15 Giugno 2017. Il mondo Milan, da questo pomeriggio, è sotto shock. Gianluigi Donnarumma, 18enne portiere rossonero, ha risposto, attraverso il suo procuratore Mino Raiola, un secco ‘no’ all’offerta di rinnovo di contratto per cinque anni propostagli dal club di Via Aldo Rossi.
["Le cifre erano anche più alte di quelle riportate sui giornali – ha commentato l'amministratore delegato del Milan, Marco Fassone, oggi in conferenza stampa -: decisione che ci amareggia, ma il Milan va avanti".](http://www.pianetamilan.it/focus/donnarumma-il-gran-rifiuto-ora-cessione-immediata/)
Niente di grave per carità, un semplice ragazzino un pò viziato un pò ambizioso che, spinto dall’arroganza del suo procuratore ha deciso di rifiutare i milioni sonanti della sua amata squadra (bacio alla maglia cit. ) per averne di più sonanti.
Non ci interessa parlare però del fatto che sia giusto o sbagliato quello che è appena successo; ma la domanda è una sola: quanto contano i procuratori nel calcio moderno?
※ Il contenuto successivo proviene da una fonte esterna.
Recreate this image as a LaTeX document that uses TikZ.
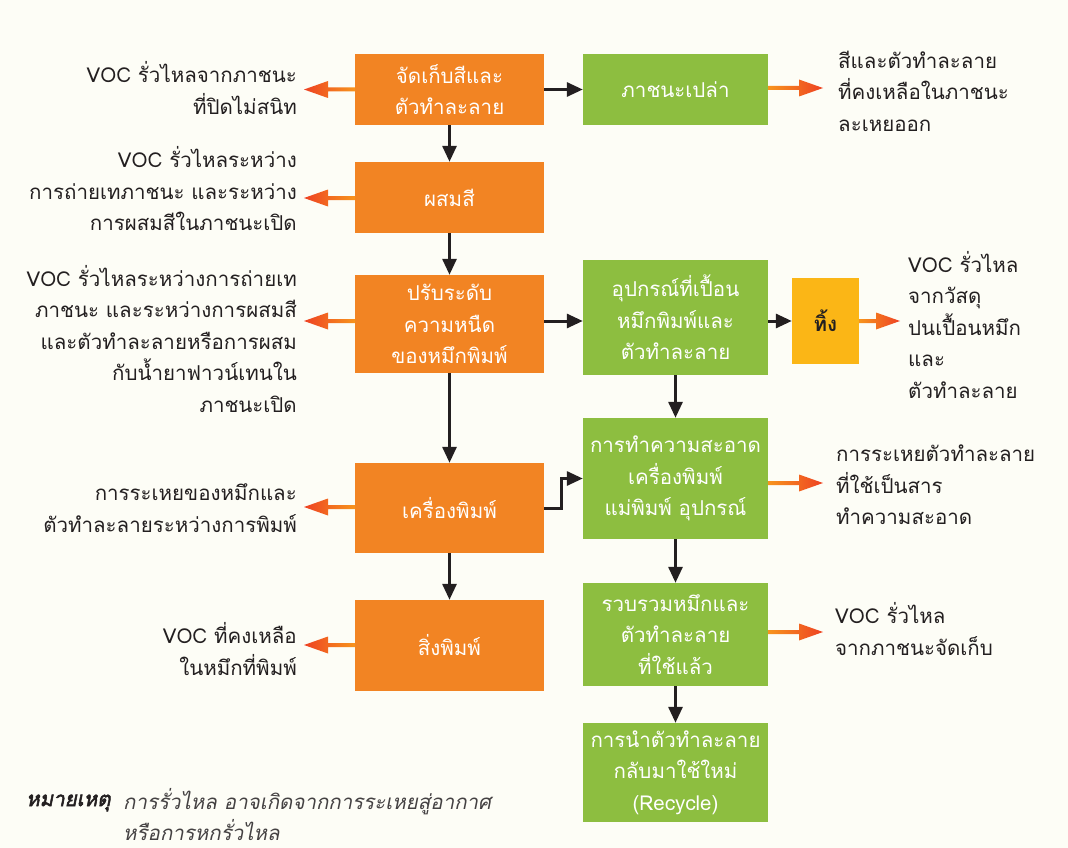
\documentclass[tikz,border=0pt]{standalone}
\usepackage{fontspec}
\setmainfont[Script=Thai]{Loma}
\newfontfamily\thaifont[Script=Thai,AutoFakeSlant=0.2]{Loma}
\newfontfamily\notebf[Script=Thai,FakeSlant=0.2,FakeBold=2.5]{Loma}
\usetikzlibrary{arrows.meta,calc}
\definecolor{bg}{HTML}{FDFDF6}
\definecolor{og}{HTML}{F28423}
\definecolor{gr}{HTML}{8DBE40}
\definecolor{yl}{HTML}{FBB616}
\definecolor{ink}{HTML}{231F20}
\definecolor{arA}{HTML}{F7941D}
\definecolor{arB}{HTML}{EE4223}
\newcommand{\lblfont}{\thaifont\fontsize{20.5}{31.5}\selectfont}
\newcommand{\garrow}[3]{%
  \shade[#1] let \p1=(#2), \p2=(#3), \n1={sign(\x2-\x1)} in
    (\x1,{\y2+2pt}) -- ({\x2-\n1*24pt},{\y2+2pt}) -- ({\x2-\n1*24pt},{\y2+8.5pt})
    -- (\x2,\y2) -- ({\x2-\n1*24pt},{\y2-8.5pt}) -- ({\x2-\n1*24pt},{\y2-2pt})
    -- (\x1,{\y2-2pt}) -- cycle;}
\tikzset{
  box/.style={inner sep=0pt, align=center, font=\lblfont, text=white},
  obox/.style={box, fill=og, minimum width=189},
  gbox/.style={box, fill=gr, minimum width=185},
  lbl/.style={font=\lblfont, text=ink, align=right, anchor=east, inner sep=0pt},
  rlbl/.style={font=\lblfont, text=ink, align=left, anchor=west, inner sep=0pt},
  flow/.style={draw=ink, line width=3pt, -{Triangle[length=16pt,width=14pt]}},
  toleft/.style={left color=arB, right color=arA},
  toright/.style={left color=arA, right color=arB},
}
\begin{document}
\begin{tikzpicture}[x=1pt,y=-1pt]
\fill[bg] (0,0) rectangle (1068,848);
\useasboundingbox (0,0) rectangle (1068,848);
% orange column
\node[obox, minimum height=71] (b1) at (449.5,89.5) {จัดเก็บสีและ\\ตัวทำละลาย};
\node[obox, minimum height=71] (b2) at (449.5,197.5) {ผสมสี};
\node[obox, minimum height=98] (b3) at (449.5,324) {ปรับระดับ\\ความหนืด\\ของหมึกพิมพ์};
\node[obox, minimum height=90] (b4) at (449.5,508) {เครื่องพิมพ์};
\node[obox, minimum height=91] (b5) at (449.5,645.5) {สิ่งพิมพ์};
% green column
\node[gbox, minimum height=71] (g1) at (675.5,89.5) {ภาชนะเปล่า};
\node[gbox, minimum height=115] (g2) at (675.5,317.5) {อุปกรณ์ที่เปื้อน\\หมึกพิมพ์และ\\ตัวทำละลาย};
\node[gbox, minimum height=121] (g3) at (675.5,478.5) {การทำความสะอาด\\เครื่องพิมพ์\\แม่พิมพ์ อุปกรณ์};
\node[gbox, minimum height=103] (g4) at (675.5,634.5) {รวบรวมหมึกและ\\ตัวทำละลาย\\ที่ใช้แล้ว};
\node[gbox, minimum height=99] (g5) at (675.5,772.5) {การนำตัวทำละลาย\\กลับมาใช้ใหม่\\(Recycle)};
\node[box, fill=yl, text=ink, minimum width=67, minimum height=86, font=\lblfont\bfseries] (y1) at (825.5,321) {ทิ้ง};
% black flows
\draw[flow] (b1) -- (b2);
\draw[flow] (b2) -- (b3);
\draw[flow] (b3) -- (b4);
\draw[flow] (b4) -- (b5);
\draw[flow] (b1.east) -- (g1.west);
\draw[flow] (b3.east |- y1) -- (g2.west |- y1);
\draw[flow] (g2.east |- y1) -- (y1.west);
\draw[flow] (g2) -- (g3);
\draw[flow] (g3) -- (g4);
\draw[flow] (g4) -- (g5);
\draw[flow] (b4.east) -- ++(17,0) |- (g3.west);
% leak labels (left)
\node[lbl] (l1) at (297,88) {VOC รั่วไหลจากภาชนะ\\ที่ปิดไม่สนิท};
\node[lbl] (l2) at (297,189) {VOC รั่วไหลระหว่าง\\การถ่ายเทภาชนะ และระหว่าง\\การผสมสีในภาชนะเปิด};
\node[lbl] (l3) at (297,339) {VOC รั่วไหลระหว่างการถ่ายเท\\ภาชนะ และระหว่างการผสมสี\\และตัวทำละลายหรือการผสม\\กับน้ำยาฟาวน์เทนใน\\ภาชนะเปิด};
\node[lbl] (l4) at (297,508) {การระเหยของหมึกและ\\ตัวทำละลายระหว่างการพิมพ์};
\node[lbl] (l5) at (297,649) {VOC ที่คงเหลือ\\ในหมึกที่พิมพ์};
% leak labels (right)
\node[rlbl] (r1) at (838,91) {สีและตัวทำละลาย\\ที่คงเหลือในภาชนะ\\ละเหยออก};
\node[rlbl] (r2) at (908,325) {VOC รั่วไหล\\จากวัสดุ\\ปนเปื้อนหมึก\\และ\\ตัวทำละลาย};
\node[rlbl] (r3) at (836,485) {การระเหยตัวทำละลาย\\ที่ใช้เป็นสาร\\ทำความสะอาด};
\node[rlbl] (r4) at (835,629) {VOC รั่วไหล\\จากภาชนะจัดเก็บ};
% tips
\coordinate (t1) at (304,89.5);
\coordinate (t2) at (304,198);
\coordinate (t4) at (304,507);
\coordinate (t5) at (304,645);
\coordinate (t3) at (304,321);
\coordinate (u1) at (823,88);
\coordinate (u2) at (900,321);
\coordinate (u3) at (823,483);
\coordinate (u4) at (823,632);
\garrow{toleft}{b1.west}{t1}
\garrow{toleft}{b2.west}{t2}
\garrow{toleft}{b3.west}{t3}
\garrow{toleft}{b4.west}{t4}
\garrow{toleft}{b5.west}{t5}
\garrow{toright}{g1.east}{u1}
\garrow{toright}{y1.east}{u2}
\garrow{toright}{g3.east}{u3}
\garrow{toright}{g4.east}{u4}
% note
\node[anchor=west, inner sep=0pt, font=\notebf\fontsize{20.5}{31.5}\selectfont, text=ink] (n1) at (26,803) {หมายเหตุ};
\node[anchor=north west, inner sep=0pt, align=left, font=\lblfont\itshape, text=ink!85] (n2) at (123,788) {การรั่วไหล อาจเกิดจากการระเหยสู่อากาศ\\หรือการหกรั่วไหล};
\end{tikzpicture}
\end{document}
La risposta è tanto. Troppo per qualcuno, il giusto per altri ma una cosa è certa, col mondo calcistico diventato ormai un vero è proprio business, con miliardi di giri di affari dietro, contratti capaci di far smuovere politici, aziende e tangenti; il procuratore fa semplicemente il suo mestiere, ovvero, l’interesse del proprio cliente.
E in un mondo calcistico del genere l’interesse ormai è uno solo, soldi e fama. I trofei e gli scudetti diventano ormai marginali, se una squadra riesce a fatturare più che vincendo trofei ha vinto, e per i calciatori vale lo stesso.
Beati i tempi di chi ha visto Maradona in campo.